Durante a Guerra Fria, uma empresa da Alemanha Oriental operava a movimentada estação Zoologischer Garten, em Berlim Ocidental. E a Stasi aproveitava para empregar agentes secretos nos balcões de venda de bilhetes de trem e escritório de reservas. Existia ali até um armário para uso de agentes e colaboradores.
Ao longo dos anos, a Stasi acumulou centenas de agentes secretos em posições de destaque na Alemanha Ocidental. "Günter Guillaume conseguiu acessar o gabinete do chanceler federal. Mas o mais importante foi Rainer Rupp, que trabalhou na sede da Organização do Tratado do Atlântico Norte (OTAN) em Bruxelas. De lá, enviou centenas de documentos secretos para o leste", lembra Gieseke.
A forte presença da Stasi nos setores ocidentais da cidade também está relacionada a planos da liderança da Alemanha Oriental para tomar o controle de Berlim Ocidental por vias militares. Havia, inclusive, detalhes de locais a serem atacados primeiro, como pontes, estações de trem e aeroportos. "O último plano que encontramos foi de 1987", diz Staadt.

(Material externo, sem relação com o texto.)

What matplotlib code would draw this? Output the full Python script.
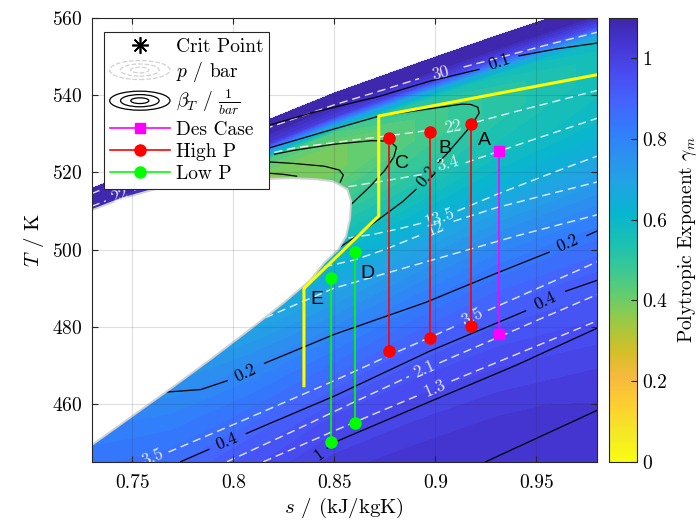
import numpy as np
import matplotlib
matplotlib.use('Agg')
import matplotlib.pyplot as plt
from matplotlib.colors import LinearSegmentedColormap, Normalize
from matplotlib.cm import ScalarMappable
from matplotlib.legend_handler import HandlerBase
from matplotlib.patches import Ellipse
from matplotlib.lines import Line2D

plt.rcParams['font.family'] = 'serif'
plt.rcParams['font.serif'] = ['cmr10']
plt.rcParams['mathtext.fontset'] = 'cm'
plt.rcParams['axes.formatter.use_mathtext'] = True

# ---- polytropic exponent field: columns in s, rows = depth (K) below upper edge of the data
s_cols = [0.73, 0.77, 0.81, 0.85, 0.89, 0.93, 0.98]
T_edge = [515.8, 524.0, 532.0, 540.5, 548.0, 555.3, 564.0]
depth = [0, 3, 6, 8, 10, 14, 20, 30, 40, 50, 60, 70, 85, 100, 130]
gamma = [
    [1.10, 1.10, 1.10, 1.10, 1.10, 1.10, 1.10],
    [1.09, 1.09, 1.09, 1.09, 1.09, 1.09, 1.09],
    [1.07, 1.05, 1.02, 1.00, 0.98, 0.97, 0.97],
    [1.03, 0.90, 0.72, 0.70, 0.70, 0.72, 0.74],
    [0.98, 0.70, 0.45, 0.45, 0.52, 0.56, 0.60],
    [0.85, 0.50, 0.37, 0.39, 0.45, 0.51, 0.56],
    [0.65, 0.45, 0.36, 0.39, 0.45, 0.51, 0.56],
    [0.60, 0.50, 0.45, 0.48, 0.51, 0.56, 0.59],
    [0.65, 0.60, 0.58, 0.58, 0.61, 0.64, 0.66],
    [0.72, 0.69, 0.67, 0.68, 0.71, 0.74, 0.75],
    [0.79, 0.76, 0.76, 0.77, 0.80, 0.83, 0.84],
    [0.84, 0.82, 0.83, 0.85, 0.88, 0.90, 0.90],
    [0.90, 0.90, 0.93, 0.96, 0.97, 0.97, 0.96],
    [0.96, 0.98, 1.01, 1.03, 1.03, 1.03, 1.02],
    [1.05, 1.06, 1.07, 1.07, 1.07, 1.07, 1.06],
]

# two-phase dome outline (white)
dome_s = [0.72, 0.73, 0.75, 0.77, 0.79, 0.81, 0.825, 0.838, 0.845, 0.852, 0.8559, 0.8578,
          0.8583, 0.8565, 0.8493, 0.841, 0.8295, 0.80, 0.78, 0.761, 0.745, 0.73, 0.72]
dome_T = [445.5, 449.3, 456.8, 464.3, 472.0, 480.0, 486.2, 492.0, 496.5, 500.0, 503.5, 508.0,
          512.5, 515.6, 517.7, 518.2, 518.5, 518.0, 517.0, 515.6, 513.2, 510.2, 508.0]

# isobars p / bar (white dashed): pieces + labels
p_lines = [
    ([([0.73, 0.78, 0.8147, 0.85, 0.875, 0.892], [514.5, 525.0, 531.1, 537.5, 541.5, 544.3]),
      ([0.914, 0.93, 0.955, 0.98], [547.3, 549.5, 553.0, 556.3])],
     [(0.9027, 545.8, '30')]),
    ([([0.73, 0.737], [511.2, 512.6]),
      ([0.751, 0.77, 0.80, 0.83, 0.86, 0.88, 0.897], [515.4, 518.8, 522.8, 526.3, 528.4, 529.7, 530.9]),
      ([0.92, 0.94, 0.96, 0.98], [533.0, 535.8, 538.5, 541.2])],
     [(0.744, 514.0, '22'), (0.9085, 531.9, '22')]),
    ([([0.857, 0.875, 0.895], [516.3, 517.8, 519.6]),
      ([0.915, 0.94, 0.96, 0.98], [522.5, 527.0, 530.5, 534.0])],
     [(0.906, 522.3, '3.4')]),
    ([([0.857, 0.87, 0.8822, 0.893], [503.0, 504.0, 505.4, 506.8]),
      ([0.911, 0.93, 0.955, 0.98], [510.0, 514.2, 519.3, 524.2])],
     [(0.9019, 508.3, '13.5')]),
    ([([0.845, 0.86, 0.875, 0.892], [495.5, 497.3, 500.0, 503.6]),
      ([0.909, 0.93, 0.955, 0.98], [507.3, 510.8, 514.2, 517.5])],
     [(0.9003, 505.5, '12')]),
    ([([0.81, 0.85, 0.90, 0.94, 0.98], [481.0, 490.0, 497.5, 503.5, 509.0])], []),
    ([([0.768, 0.80, 0.85, 0.88, 0.911], [447.5, 454.6, 466.0, 473.2, 480.4]),
      ([0.926, 0.95, 0.98], [484.2, 489.8, 496.8])],
     [(0.7604, 446.0, '3.5'), (0.9184, 482.5, '3.5')]),
    ([([0.797, 0.83, 0.86, 0.887], [445.0, 453.0, 460.5, 467.1]),
      ([0.902, 0.93, 0.955, 0.98], [470.6, 477.0, 482.7, 488.3])],
     [(0.8945, 468.9, '2.1')]),
    ([([0.815, 0.85, 0.892], [445.0, 453.0, 462.3]),
      ([0.908, 0.94, 0.98], [465.9, 472.8, 481.5])],
     [(0.90, 464.1, '1.3')]),
]

# isothermal compressibility beta_T (black): pieces + labels
b_lines = [
    ([([0.815, 0.84, 0.8723, 0.897, 0.9216], [531.8, 535.6, 539.7, 543.6, 546.7]),
      ([0.9414, 0.96, 0.98], [550.2, 552.0, 553.5])],
     [(0.9315, 548.6, '0.1')]),
    ([([0.844, 0.8591, 0.8838, 0.8905], [497.6, 502.8, 512.4, 515.6]),
      ([0.9015, 0.9052, 0.912, 0.918, 0.9217, 0.921, 0.9175, 0.9134, 0.8723, 0.845, 0.815],
       [522.6, 524.5, 528.6, 532.3, 535.4, 536.9, 537.6, 537.7, 534.6, 530.5, 525.9])],
     [(0.8958, 519.0, '0.2')]),
    ([([0.8205, 0.83, 0.85, 0.8685, 0.8776, 0.8808, 0.8795, 0.875, 0.868, 0.857],
       [524.7, 525.7, 527.3, 528.2, 528.1, 526.5, 524.0, 520.5, 516.5, 511.0])],
     [(0.8115, 523.7, '0.4')]),
    ([([0.815, 0.83, 0.845, 0.8525, 0.8545, 0.853], [522.8, 522.3, 521.6, 520.6, 519.3, 517.5])], []),
    ([([0.815, 0.8245, 0.8314], [519.85, 519.5, 519.0])], []),
    ([([0.7658, 0.784, 0.7971], [463.0, 463.7, 466.0]),
      ([0.8155, 0.85, 0.8953, 0.93, 0.9563], [470.5, 478.0, 486.3, 493.8, 499.3]),
      ([0.975, 0.98], [503.6, 504.8])],
     [(0.8062, 468.0, '0.2'), (0.9653, 501.6, '0.2')]),
    ([([0.774, 0.788], [445.0, 448.2]),
      ([0.8065, 0.8185, 0.85, 0.897, 0.9447], [452.3, 455.0, 462.0, 473.6, 484.1]),
      ([0.9645, 0.98], [489.2, 492.0])],
     [(0.797, 450.2, '0.4'), (0.9545, 486.7, '0.4')]),
    ([([0.8465, 0.8509, 0.897, 0.94, 0.98], [448.5, 450.2, 460.5, 470.0, 479.6])],
     [(0.8426, 446.9, '1')]),
    ([([0.925, 0.98], [445.0, 458.3])], []),
]

# process path and operating points
path_s = [0.98, 0.872, 0.872, 0.835, 0.835]
path_T = [545.3, 534.6, 508.7, 489.9, 464.7]
hp_s = [0.8769, 0.8973, 0.9179]
hp_top = [528.9, 530.5, 532.6]
hp_bot = [473.6, 477.0, 480.3]
des_s = 0.9315
des_T = [525.5, 478.1]
lp_s = [0.8603, 0.8486]
lp_top = [499.3, 492.6]
lp_bot = [455.1, 450.0]
pt_names = ['A', 'B', 'C', 'D', 'E']
pt_name_s = [0.9242, 0.9049, 0.8833, 0.8665, 0.8414]
pt_name_T = [528.3, 526.3, 522.4, 493.7, 487.1]

parula = [
    (0.2422, 0.1504, 0.6603), (0.2706, 0.2147, 0.8364), (0.2813, 0.3006, 0.9414),
    (0.2699, 0.3892, 0.9906), (0.1963, 0.4847, 0.9892), (0.1687, 0.5703, 0.9359),
    (0.1248, 0.6459, 0.8883), (0.0297, 0.7082, 0.8163), (0.0964, 0.7500, 0.7120),
    (0.2161, 0.7843, 0.5923), (0.3909, 0.8029, 0.4354), (0.6174, 0.7876, 0.2612),
    (0.8203, 0.7498, 0.1535), (0.9728, 0.7298, 0.2394), (0.9892, 0.8136, 0.1885),
    (0.9597, 0.9135, 0.1423), (0.9769, 0.9839, 0.0805)]
cmap = LinearSegmentedColormap.from_list('parula_r', parula[::-1], N=256)
norm = Normalize(0, 1.1)

fig = plt.figure(figsize=(6.98, 5.24), dpi=100)
ax = fig.add_axes([0.1314, 0.1189, 0.7239, 0.8467])
ax.set_xlim(0.73, 0.98)
ax.set_ylim(445, 560)

S = np.tile(s_cols, (len(depth), 1))
T = np.array(T_edge)[None, :] - np.array(depth)[:, None]
ax.contourf(S, T, np.array(gamma), levels=np.linspace(0, 1.1, 45), cmap=cmap, norm=norm,
            extend='max', zorder=1)
ax.plot(s_cols, T_edge, color='0.82', lw=1.6, zorder=0.9)


def label_angle(xs, ys, x0, y0):
    pts = ax.transData.transform(np.column_stack([xs, ys]))
    p0 = ax.transData.transform((x0, y0))
    d = np.hypot(*(pts - p0).T)
    a, b = sorted(np.argsort(d)[:2])
    v = pts[b] - pts[a]
    ang = np.degrees(np.arctan2(v[1], v[0]))
    if ang > 90:
        ang -= 180
    if ang < -90:
        ang += 180
    return ang


def draw_lines(lines, color, style, alpha, lw):
    for pieces, labels in lines:
        xs, ys = [], []
        for px, py in pieces:
            if style == 'dash':
                ax.plot(px, py, color=color, lw=lw, alpha=alpha, dashes=(6, 3.5), zorder=1.5)
            else:
                ax.plot(px, py, color=color, lw=lw, alpha=alpha, zorder=1.5)
            xs += px
            ys += py
        for x0, y0, txt in labels:
            ang = label_angle(xs, ys, x0, y0)
            ax.text(x0, y0, txt, color=color, alpha=alpha, fontsize=12.5, rotation=ang,
                    rotation_mode='anchor', ha='center', va='center', zorder=3, clip_on=True)


draw_lines(p_lines, 'white', 'dash', 0.85, 1.0)
draw_lines(b_lines, 'black', 'solid', 1.0, 0.9)

ax.fill(dome_s, dome_T, facecolor='white', edgecolor='0.82', lw=1.4, zorder=2)

ax.plot(path_s, path_T, color='#FFFF00', lw=2.2, zorder=4)
for s, t1, t2 in zip(hp_s, hp_top, hp_bot):
    ax.plot([s, s], [t1, t2], '-o', color='red', lw=1.2, ms=8, zorder=5)
ax.plot([des_s, des_s], des_T, '-s', color='magenta', lw=1.2, ms=7, zorder=5)
for s, t1, t2 in zip(lp_s, lp_top, lp_bot):
    ax.plot([s, s], [t1, t2], '-o', color='#00FF00', lw=1.2, ms=8, zorder=5)
for name, s, t in zip(pt_names, pt_name_s, pt_name_T):
    ax.text(s, t, name, family='Liberation Sans', fontsize=14, ha='center', va='center', zorder=6)

ax.set_xticks([0.75, 0.8, 0.85, 0.9, 0.95])
ax.set_xticklabels(['0.75', '0.8', '0.85', '0.9', '0.95'])
ax.set_yticks([460, 480, 500, 520, 540, 560])
ax.tick_params(direction='in', top=True, right=True, length=4, width=0.8, labelsize=14,
               colors='0.15', labelcolor='black')
ax.tick_params(axis='x', pad=9)
ax.tick_params(axis='y', pad=7)
ax.grid(True, color='0.15', alpha=0.15, lw=0.8)
ax.set_axisbelow(False)
for sp in ax.spines.values():
    sp.set_color('0.15')
    sp.set_linewidth(0.8)
    sp.set_zorder(7)
ax.set_xlabel(r'$s$ / (kJ/kgK)', fontsize=15, labelpad=3)
ax.set_ylabel(r'$T$ / K', fontsize=15, labelpad=4)


class RingHandler(HandlerBase):
    def __init__(self, color, ls):
        super().__init__()
        self.color = color
        self.ls = ls

    def create_artists(self, legend, orig_handle, xdescent, ydescent, width, height, fontsize, trans):
        cx = 0.5 * width - xdescent
        cy = 0.5 * height - ydescent
        out = []
        for f in (1.0, 0.64, 0.3):
            e = Ellipse((cx, cy), width * f, height * 1.4 * f, fill=False,
                        edgecolor=self.color, linestyle=self.ls, lw=0.9)
            e.set_transform(trans)
            out.append(e)
        return out


h_crit = Line2D([], [], ls='none', marker=(8, 2, 0), color='black', ms=12, mew=1.2)
h_p = Line2D([], [], color='0.85')
h_b = Line2D([], [], color='black')
h_des = Line2D([], [], color='magenta', marker='s', ms=7, lw=1.2)
h_hp = Line2D([], [], color='red', marker='o', ms=8, lw=1.2)
h_lp = Line2D([], [], color='#00FF00', marker='o', ms=8, lw=1.2)
leg = ax.legend([h_crit, h_p, h_b, h_des, h_hp, h_lp],
                ['Crit Point', r'$p$ / bar', r'$\beta_T$ / $\frac{1}{bar}$', 'Des Case', 'High P', 'Low P'],
                loc='upper left', bbox_to_anchor=(0.024, 0.968), borderaxespad=0, fontsize=14,
                handlelength=3.1, labelspacing=0.2, handletextpad=0.3, borderpad=0.3,
                fancybox=False, edgecolor='0.15', framealpha=1,
                handler_map={h_p: RingHandler('0.82', '--'), h_b: RingHandler('black', '-')})
leg.get_frame().set_linewidth(0.8)
leg.set_zorder(10)

cax = fig.add_axes([0.8732, 0.1189, 0.0401, 0.8467])
cb = fig.colorbar(ScalarMappable(norm=norm, cmap=cmap), cax=cax)
cb.set_ticks([0, 0.2, 0.4, 0.6, 0.8, 1])
cb.set_ticklabels(['0', '0.2', '0.4', '0.6', '0.8', '1'])
cax.tick_params(direction='in', length=4, width=0.8, labelsize=14, colors='0.15', labelcolor='black')
cb.outline.set_edgecolor('0.15')
cb.outline.set_linewidth(0.8)
cb.set_label(r'Polytropic Exponent $\gamma_{m}$', fontsize=14, labelpad=6)

fig.savefig('out.png', dpi=100)
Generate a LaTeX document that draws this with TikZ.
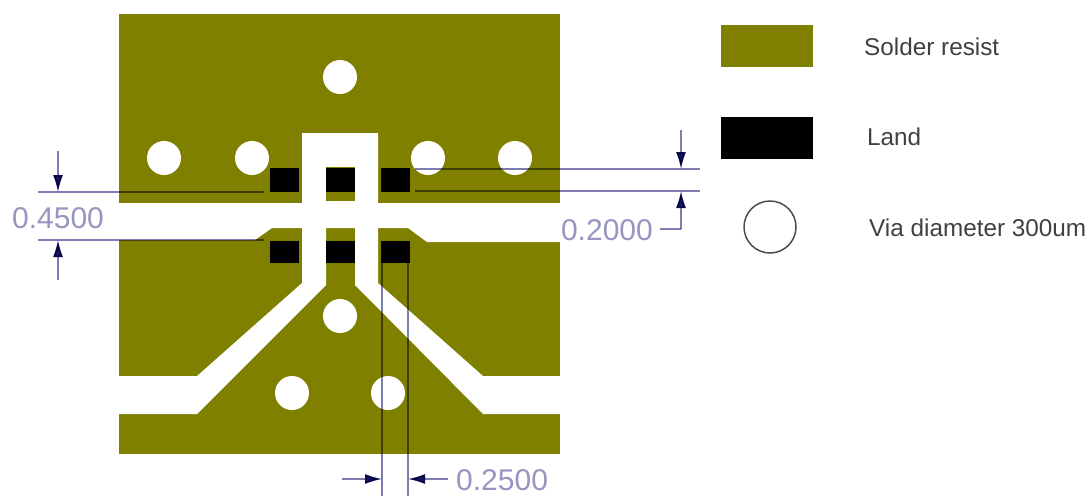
\documentclass[tikz,border=0pt]{standalone}
\usepackage{fontspec}
\setmainfont{Liberation Sans}
\usetikzlibrary{arrows.meta}
\definecolor{resist}{RGB}{128,128,0}
\definecolor{dimline}{RGB}{125,125,180}
\definecolor{dimtext}{RGB}{150,150,192}
\definecolor{dimtip}{RGB}{20,20,100}
\begin{document}
\begin{tikzpicture}
		[x=1pt, y=-1pt,
		via/.style = {circle, fill=white, inner sep=0pt, minimum size=34pt},
		land/.style = {fill=black, inner sep=0pt, minimum width=29pt},
		swatch/.style = {inner sep=0pt, minimum width=92pt, minimum height=42pt},
		dim/.style = {draw=dimline, line width=1.5pt, blend mode=multiply},
		dimarrow/.style = {dim, -{Latex[length=17pt, width=10pt, color=dimtip]}},
		dimlabel/.style = {text=dimtext, font=\fontsize{30}{30}\selectfont, inner sep=0pt},
		legend/.style = {anchor=west, inner sep=0pt, text=black!75, font=\fontsize{24.3}{24.3}\selectfont}]
	\useasboundingbox (0,0) rectangle (1091,496);
	% board
	\fill[resist] (119,14) rectangle (560,454);
	% open areas of the resist
	\fill[white] (302,133) -- (378,133) -- (378,203) -- (560,203) -- (560,242) -- (427,242)
		-- (408,228) -- (378,228) -- (378,283) -- (483,376) -- (560,376) -- (560,414)
		-- (483,414) -- (355,285) -- (355,228) -- (326,228) -- (326,285) -- (197,414)
		-- (119,414) -- (119,376) -- (197,376) -- (302,283) -- (302,228) -- (272,228)
		-- (255,240) -- (119,240) -- (119,203) -- (302,203) -- cycle;
	\fill[resist] (326,167) rectangle (355,201);
	% lands
	\node[land, minimum height=24pt] (l1) at (284.5,180) {};
	\node[land, minimum height=24pt] (l2) at (340.5,180) {};
	\node[land, minimum height=24pt] (l3) at (395,180) {};
	\node[land, minimum height=22pt] (l4) at (284.5,252) {};
	\node[land, minimum height=22pt] (l5) at (340.5,252) {};
	\node[land, minimum height=22pt] (l6) at (395,252) {};
	% vias
	\node[via] (v1) at (340,77) {};
	\node[via] (v2) at (164,158) {};
	\node[via] (v3) at (252,158) {};
	\node[via] (v4) at (428,158) {};
	\node[via] (v5) at (515,158) {};
	\node[via] (v6) at (340,316) {};
	\node[via] (v7) at (292,393) {};
	\node[via] (v8) at (388,393) {};
	% 0.4500
	\coordinate (a1) at (38,192);
	\coordinate (a2) at (264,192);
	\coordinate (a3) at (38,240);
	\coordinate (a4) at (264,240);
	\coordinate (a5) at (58,151);
	\coordinate (a6) at (58,192);
	\coordinate (a7) at (58,280);
	\coordinate (a8) at (58,240);
	\draw[dim] (a1) -- (a2);
	\draw[dim] (a3) -- (a4);
	\draw[dimarrow] (a5) -- (a6);
	\draw[dimarrow] (a7) -- (a8);
	\node[dimlabel] (t1) at (58,218) {0.4500};
	% 0.2000
	\coordinate (b1) at (415,169);
	\coordinate (b2) at (700,169);
	\coordinate (b3) at (415,191);
	\coordinate (b4) at (700,191);
	\coordinate (b5) at (681,130);
	\coordinate (b6) at (681,169);
	\coordinate (b7) at (681,229);
	\coordinate (b8) at (681,191);
	\draw[dim] (b1) -- (b2);
	\draw[dim] (b3) -- (b4);
	\draw[dimarrow] (b5) -- (b6);
	\node[dimlabel, anchor=east] (t2) at (653,230) {0.2000};
	\draw[dim] (t2.east) ++(7,-1) coordinate (b9) (b9) -- (b7);
	\draw[dimarrow] (b7) -- (b8);
	% 0.2500
	\coordinate (c1) at (382,243);
	\coordinate (c2) at (382,496);
	\coordinate (c3) at (408,243);
	\coordinate (c4) at (408,496);
	\coordinate (c5) at (342,479);
	\coordinate (c6) at (382,479);
	\coordinate (c7) at (448,479);
	\coordinate (c8) at (408,479);
	\draw[dim] (c1) -- (c2);
	\draw[dim] (c3) -- (c4);
	\draw[dimarrow] (c5) -- (c6);
	\draw[dimarrow] (c7) -- (c8);
	\node[dimlabel, anchor=west] (t3) at (456,480) {0.2500};
	% legend
	\node[swatch, fill=resist] (s1) at (767,46) {};
	\node[swatch, fill=black] (s2) at (767,138) {};
	\node[circle, draw=black!70, line width=1.5pt, fill=white, minimum size=52pt, inner sep=0pt] (s3) at (770,227) {};
	\node[legend] (n1) at (864,47) {Solder resist};
	\node[legend] (n2) at (867,137) {Land};
	\node[legend] (n3) at (869,228) {Via diameter 300um};
\end{tikzpicture}
\end{document}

A Stasi ainda mantinha atualizada uma lista de líderes políticos, policiais, jornalistas e funcionários públicos que seriam detidos após a invasão. "Parte desse trabalho intenso em Berlim Ocidental baseava-se na ideia de que um dia eles a assumiriam. Tinham que saber tudo sobre as pessoas que poderiam ser seus adversários. Estavam preparados para quando tivessem a oportunidade de pegar o inimigo", completa Staadt.
Máquina de controle social massiva
O Ministério para Segurança Estatal, ou Stasi, foi criado pelo SED em 1950 sob orientação direta da polícia secreta da União Soviética. A entidade atuava como polícia interna, organização secreta, autoridade investigativa e agência de inteligência.
Como respondia apenas à liderança da SED, ajudou o partido a manter-se no poder com mão de ferro, reprimindo quaisquer ideias ou atitudes "subversivas". Para isso, se infiltrou em todos os aspectos da vida dos alemães orientais, amealhando uma estrutura de funcionários e colaboradores não oficiais gigantesca.
A Stasi chegou a manter os chamados "escritórios locais" em empresas importantes e universidades. Agiu com brutalidade, conduziu prisões arbitrárias, destruiu reputações, realizou chantagens em massa e estimulou traições entre familiares e amigos.
Quando foi dissolvida, em janeiro de 1990, contava com 91 mil empregados oficiais – cerca de 40 mil somente em Berlim. Os colaboradores não oficiais somavam 189 mil, ou seja, 1 para cada 90 cidadãos da Alemanha Oriental.